During my time as a real estate agent I sent an article on real estate things to a local newspaper, the Oyster Pointer, and it was accepted. I hadn't written a piece for publication in almost five years so this was a big deal. Then I was asked to be a regular and I think that was the beginning of the end to my real estate career because I started getting more compliments on my articles than on my real estate methods.

So this is a long way of explaining that I am now going back to work as an office manager and lucky for me the Oyster Pointer has asked me to remain as a freelance writer which is really what I want to do and that will help me build my portfolio.

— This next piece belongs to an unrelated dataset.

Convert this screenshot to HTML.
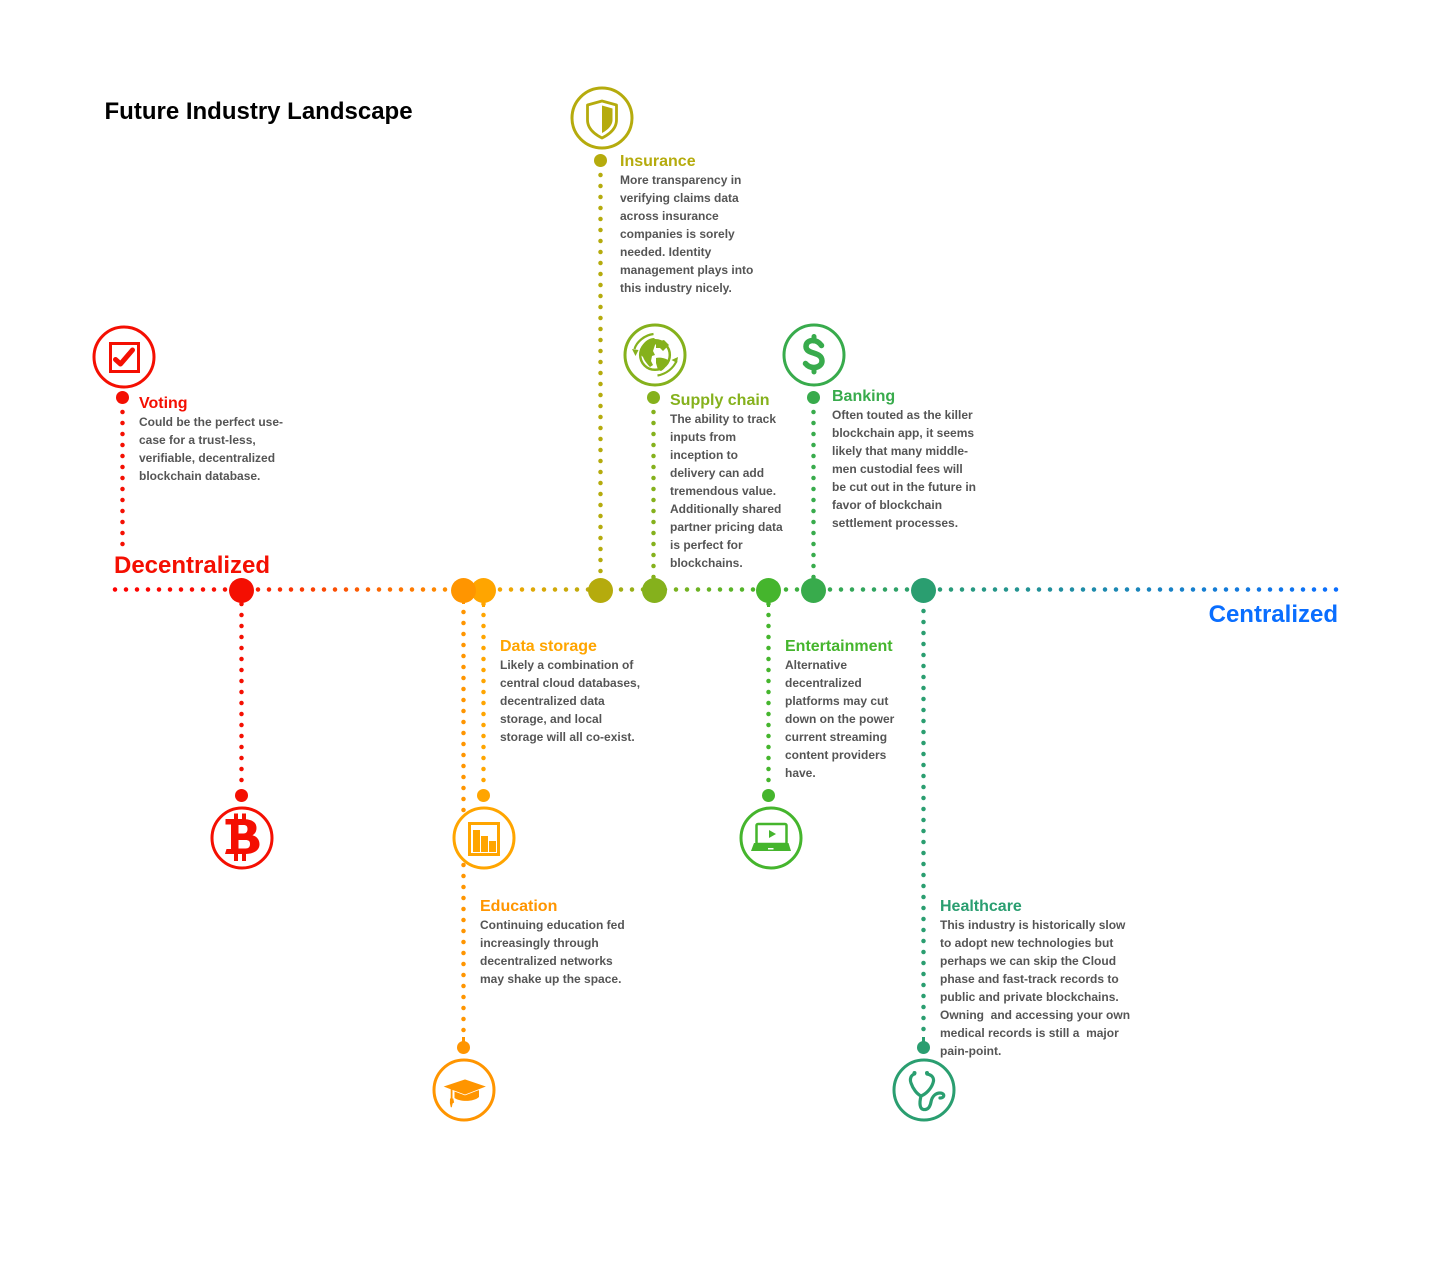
<!DOCTYPE html>
<html><head><meta charset="utf-8"><style>
html,body{margin:0;padding:0;background:#fff}
svg{display:block}
text{font-family:"Liberation Sans",Arial,sans-serif;font-weight:bold}
.b{font-size:12px;fill:#555}
.h{font-size:16px}
</style></head><body>
<svg width="1440" height="1281" viewBox="0 0 1440 1281" xmlns="http://www.w3.org/2000/svg">
<defs><linearGradient id="g" gradientUnits="userSpaceOnUse" x1="115" y1="0" x2="1336" y2="0">
<stop offset="0" stop-color="#ff0000"/>
<stop offset=".094" stop-color="#f81204"/>
<stop offset=".282" stop-color="#ff9500"/>
<stop offset=".301" stop-color="#ffa500"/>
<stop offset=".397" stop-color="#b5ab0d"/>
<stop offset=".441" stop-color="#85b11c"/>
<stop offset=".535" stop-color="#45b52d"/>
<stop offset=".572" stop-color="#38ab4c"/>
<stop offset=".662" stop-color="#2a9e70"/>
<stop offset="1" stop-color="#0a6eff"/>
</linearGradient></defs>
<rect width="1440" height="1281" fill="#fff"/>
<text x="104.500" y="119" font-size="24" fill="#000">Future Industry Landscape</text>
<text x="114" y="573" font-size="24" fill="#f40f02">Decentralized</text>
<text x="1338" y="622" font-size="24" fill="#0a6eff" text-anchor="end">Centralized</text>
<g fill="none" stroke-width="4.500" stroke-linecap="round" stroke-dasharray="0 11">
<path d="M115 589.500H1337" stroke="url(#g)"/>
<path d="M122.500 412V545" stroke="#f40f02"/>
<path d="M241.500 604V790" stroke="#f40f02"/>
<path d="M463.500 612V1040" stroke="#ff9500"/>
<path d="M483.500 604V790" stroke="#ffa500"/>
<path d="M600.500 175V578" stroke="#b5ab0d"/>
<path d="M653.500 412V578" stroke="#85b11c"/>
<path d="M768.500 604V790" stroke="#45b52d"/>
<path d="M813.500 412V578" stroke="#38ab4c"/>
<path d="M923.500 611V1040" stroke="#2a9e70"/>
</g>
<g stroke-width="3" stroke-linecap="butt" fill="none">
<path d="M241.500 600V606" stroke="#f40f02"/><path d="M463.500 600V604" stroke="#ff9500"/><path d="M483.500 600V607" stroke="#ffa500"/>
<path d="M653.500 575V580" stroke="#85b11c"/><path d="M768.500 600V607" stroke="#45b52d"/><path d="M813.500 575V580" stroke="#38ab4c"/>
<path d="M463.500 1037V1044" stroke="#ff9500"/><path d="M923.500 1037V1044" stroke="#2a9e70"/>
</g>
<circle cx="241.500" cy="590.500" r="12.500" fill="#f40f02"/>
<circle cx="483.500" cy="590.500" r="12.500" fill="#ffa500"/>
<circle cx="463.500" cy="590.500" r="12.500" fill="#ff9500"/>
<circle cx="600.500" cy="590.500" r="12.500" fill="#b5ab0d"/>
<circle cx="654.500" cy="590.500" r="12.500" fill="#85b11c"/>
<circle cx="768.500" cy="590.500" r="12.500" fill="#45b52d"/>
<circle cx="813.500" cy="590.500" r="12.500" fill="#38ab4c"/>
<circle cx="923.500" cy="590.500" r="12.500" fill="#2a9e70"/>
<circle cx="122.500" cy="397.500" r="6.500" fill="#f40f02"/>
<circle cx="241.500" cy="795.500" r="6.500" fill="#f40f02"/>
<circle cx="463.500" cy="1047.500" r="6.500" fill="#ff9500"/>
<circle cx="483.500" cy="795.500" r="6.500" fill="#ffa500"/>
<circle cx="600.500" cy="160.500" r="6.500" fill="#b5ab0d"/>
<circle cx="653.500" cy="397.500" r="6.500" fill="#85b11c"/>
<circle cx="768.500" cy="795.500" r="6.500" fill="#45b52d"/>
<circle cx="813.500" cy="397.500" r="6.500" fill="#38ab4c"/>
<circle cx="923.500" cy="1047.500" r="6.500" fill="#2a9e70"/>

<!-- Voting -->
<circle cx="124" cy="357" r="30" fill="#fff" stroke="#f40f02" stroke-width="3"/>
<rect x="110.500" y="343.500" width="28" height="28" fill="none" stroke="#f40f02" stroke-width="3"/>
<path d="M115.500 359.500L120.500 364L132.500 350" fill="none" stroke="#f40f02" stroke-width="5" stroke-linecap="round" stroke-linejoin="round"/>
<!-- Bitcoin -->
<circle cx="242" cy="838" r="30" fill="#fff" stroke="#f40f02" stroke-width="3"/>
<path fill-rule="evenodd" fill="#f40f02" d="M234 813.500H238V819H242V813.500H246V819.200C253 819.800 256.500 823 256.500 828C256.500 831.500 255 833.800 252.500 835.200C257 836.500 259.500 839.800 259.500 844.200C259.500 850.200 254 853.700 246 854V861H242V854H238V861H234V854H225L226.500 849H231V824.500H225.500V819H234zM238.500 825V833.500H243.500C246 833.500 247.500 832 247.500 829S246 825 243.500 825zM238.500 840V848.500H245.500C248.500 848.500 250 847 250 844S248.500 840 245.500 840z"/>
<!-- Data storage -->
<circle cx="484" cy="838" r="30" fill="#fff" stroke="#ffa500" stroke-width="3"/>
<rect x="469.500" y="823.500" width="29" height="31" fill="none" stroke="#ffa500" stroke-width="3"/>
<rect x="473" y="830" width="7" height="22" fill="#ffa500"/><rect x="481" y="836" width="7" height="16" fill="#ffa500"/><rect x="489" y="841" width="7" height="11" fill="#ffa500"/>
<!-- Education -->
<circle cx="464" cy="1090" r="30" fill="#fff" stroke="#ff9500" stroke-width="3"/>
<path fill="#ff9500" d="M454.500 1090L465 1094L479 1090V1097C474 1102 460 1102 454.500 1098z"/>
<path fill="#ff9500" stroke="#fff" stroke-width=".8" d="M442.500 1086.500L465 1079L487 1086.500L465 1095L453 1090.500L451.500 1090z"/>
<path fill="#ff9500" d="M450.700 1089h1.800v10h-1.800zM450 1098.500h3.300l.8 4-1.500 1-.8 3.700h-1l-.9-4z"/>
<!-- Healthcare -->
<circle cx="924" cy="1090" r="30" fill="#fff" stroke="#2a9e70" stroke-width="3"/>
<g fill="none" stroke="#2a9e70" stroke-width="3.200" stroke-linecap="round" stroke-linejoin="round">
<path d="M914.500 1074C911 1075 909.500 1079 911 1083C913 1089 917 1094 921 1096C926 1094 931 1089 933 1083C934.500 1079 933 1075 927 1074"/>
<path d="M921 1096C919 1104 920 1109 923.500 1109.500C928 1110 930 1107 931 1102C932 1096 936 1093 940 1093C945 1093 945 1098 940 1098"/>
</g>
<circle cx="914.500" cy="1073" r="2" fill="#2a9e70"/><circle cx="927" cy="1073" r="2" fill="#2a9e70"/>
<!-- Entertainment -->
<circle cx="771" cy="838" r="30" fill="#fff" stroke="#45b52d" stroke-width="3"/>
<rect x="756.500" y="824" width="30" height="20" rx="1.500" fill="none" stroke="#45b52d" stroke-width="2.500"/>
<path fill="#45b52d" d="M769 830L776 834L769 838z"/>
<path fill="#45b52d" d="M754 843H788.500L791 851H751z"/>
<rect x="768" y="848" width="5.500" height="1.500" fill="#fff"/>
<!-- Insurance -->
<circle cx="602" cy="118" r="30" fill="#fff" stroke="#b5ab0d" stroke-width="3"/>
<path d="M602 101L616.500 105V120C616.500 128 610 134 602 138C594 134 587.500 128 587.500 120V105z" fill="none" stroke="#b5ab0d" stroke-width="2.800" stroke-linejoin="round"/>
<path d="M602 105.500L612.500 108.500V120C612.500 125 608 130 602 133z" fill="#b5ab0d"/>
<!-- Supply chain -->
<circle cx="655" cy="355" r="30" fill="#fff" stroke="#85b11c" stroke-width="3"/>
<circle cx="655" cy="355" r="14.800" fill="#fff" stroke="#85b11c" stroke-width="2.500"/>
<path fill="#85b11c" d="M641 348c2-5 7-10 13-10l4 4-3 3-2 6 2 4-3 1-1 5 2 4-3 2c-3-3-6-7-7-10l-3-3zM656 342l8-2 5 5-3 3-3 3-3-3-4 0zM656 358c3-1 9 0 12 2-1 5-3 9-7 11l-3-1-2-7z"/>
<g fill="none" stroke="#85b11c" stroke-width="2.200"><path d="M634.500 349c2-7 10-14 19-15"/><path d="M676.500 361c-3 7-10 13-19 14.500"/></g>
<path fill="#85b11c" d="M632 349l6.500 1-3 6zM678 357l-6.500 3 5.500 3z"/>
<!-- Banking -->
<circle cx="814" cy="355" r="30" fill="#fff" stroke="#38ab4c" stroke-width="3"/>
<path d="M821.500 345.500C819 342 815.500 340.500 813 340.500C808.500 340.500 806 343 806 346.500C806 355 822 351 822 361C822 365 818 367.500 814 367.500C810.500 367.500 807.500 366 805.500 363.500" fill="none" stroke="#38ab4c" stroke-width="5.500" stroke-linecap="round"/>
<path d="M814 336.500V341M814 368V372" stroke="#38ab4c" stroke-width="5" stroke-linecap="round"/>

<text class="h" x="139" y="408" fill="#f40f02">Voting</text>
<text class="b" x="139" y="426">Could be the perfect use-</text><text class="b" x="139" y="444">case for a trust-less,</text><text class="b" x="139" y="462">verifiable, decentralized</text><text class="b" x="139" y="480">blockchain database.</text>

<text class="h" x="620" y="166" fill="#b5ab0d">Insurance</text>
<text class="b" x="620" y="184">More transparency in</text><text class="b" x="620" y="202">verifying claims data</text><text class="b" x="620" y="220">across insurance</text><text class="b" x="620" y="238">companies is sorely</text><text class="b" x="620" y="256">needed. Identity</text><text class="b" x="620" y="274">management plays into</text><text class="b" x="620" y="292">this industry nicely.</text>

<text class="h" x="670" y="405" fill="#85b11c">Supply chain</text>
<text class="b" x="670" y="423">The ability to track</text><text class="b" x="670" y="441">inputs from</text><text class="b" x="670" y="459">inception to</text><text class="b" x="670" y="477">delivery can add</text><text class="b" x="670" y="495">tremendous value.</text><text class="b" x="670" y="513">Additionally shared</text><text class="b" x="670" y="531">partner pricing data</text><text class="b" x="670" y="549">is perfect for</text><text class="b" x="670" y="567">blockchains.</text>

<text class="h" x="832" y="401" fill="#38ab4c">Banking</text>
<text class="b" x="832" y="419">Often touted as the killer</text><text class="b" x="832" y="437">blockchain app, it seems</text><text class="b" x="832" y="455">likely that many middle-</text><text class="b" x="832" y="473">men custodial fees will</text><text class="b" x="832" y="491">be cut out in the future in</text><text class="b" x="832" y="509">favor of blockchain</text><text class="b" x="832" y="527">settlement processes.</text>

<text class="h" x="500" y="651" fill="#ffa500">Data storage</text>
<text class="b" x="500" y="669">Likely a combination of</text><text class="b" x="500" y="687">central cloud databases,</text><text class="b" x="500" y="705">decentralized data</text><text class="b" x="500" y="723">storage, and local</text><text class="b" x="500" y="741">storage will all co-exist.</text>

<text class="h" x="785" y="651" fill="#45b52d">Entertainment</text>
<text class="b" x="785" y="669">Alternative</text><text class="b" x="785" y="687">decentralized</text><text class="b" x="785" y="705">platforms may cut</text><text class="b" x="785" y="723">down on the power</text><text class="b" x="785" y="741">current streaming</text><text class="b" x="785" y="759">content providers</text><text class="b" x="785" y="777">have.</text>

<text class="h" x="480" y="911" fill="#ff9500">Education</text>
<text class="b" x="480" y="929">Continuing education fed</text><text class="b" x="480" y="947">increasingly through</text><text class="b" x="480" y="965">decentralized networks</text><text class="b" x="480" y="983">may shake up the space.</text>

<text class="h" x="940" y="911" fill="#2a9e70">Healthcare</text>
<text class="b" x="940" y="929">This industry is historically slow</text><text class="b" x="940" y="947">to adopt new technologies but</text><text class="b" x="940" y="965">perhaps we can skip the Cloud</text><text class="b" x="940" y="983">phase and fast-track records to</text><text class="b" x="940" y="1001">public and private blockchains.</text><text class="b" x="940" y="1019" xml:space="preserve">Owning  and accessing your own</text><text class="b" x="940" y="1037" xml:space="preserve">medical records is still a  major</text><text class="b" x="940" y="1055">pain-point.</text>
</svg>
</body></html>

But the biggest dilemma of the day is I didn't miss the kids today. I know that this is a good thing because I trust the people Big Papi and I have hired to take care of them and that I am ready to go back to work. The bigger problem I have is that it proves that I am not a person who can be about her children all the time. I need an identity outside my mommy role. Yes I am proud to be AJ Rice's mommy x 2 but I am also a wife and a woman with talents other than pushing out babies.

For those mothers who make the choice to put your kids above everything else are afraid to step out of the mommy role to reclaim the talent lives they had before the kids came. Going back to work for me is doing that for myself, reclaiming the woman who just happens to also be a mommy.

1 comment:

  1. All your links are messed up again :-( Why don't you massage again? Or is that too annoying?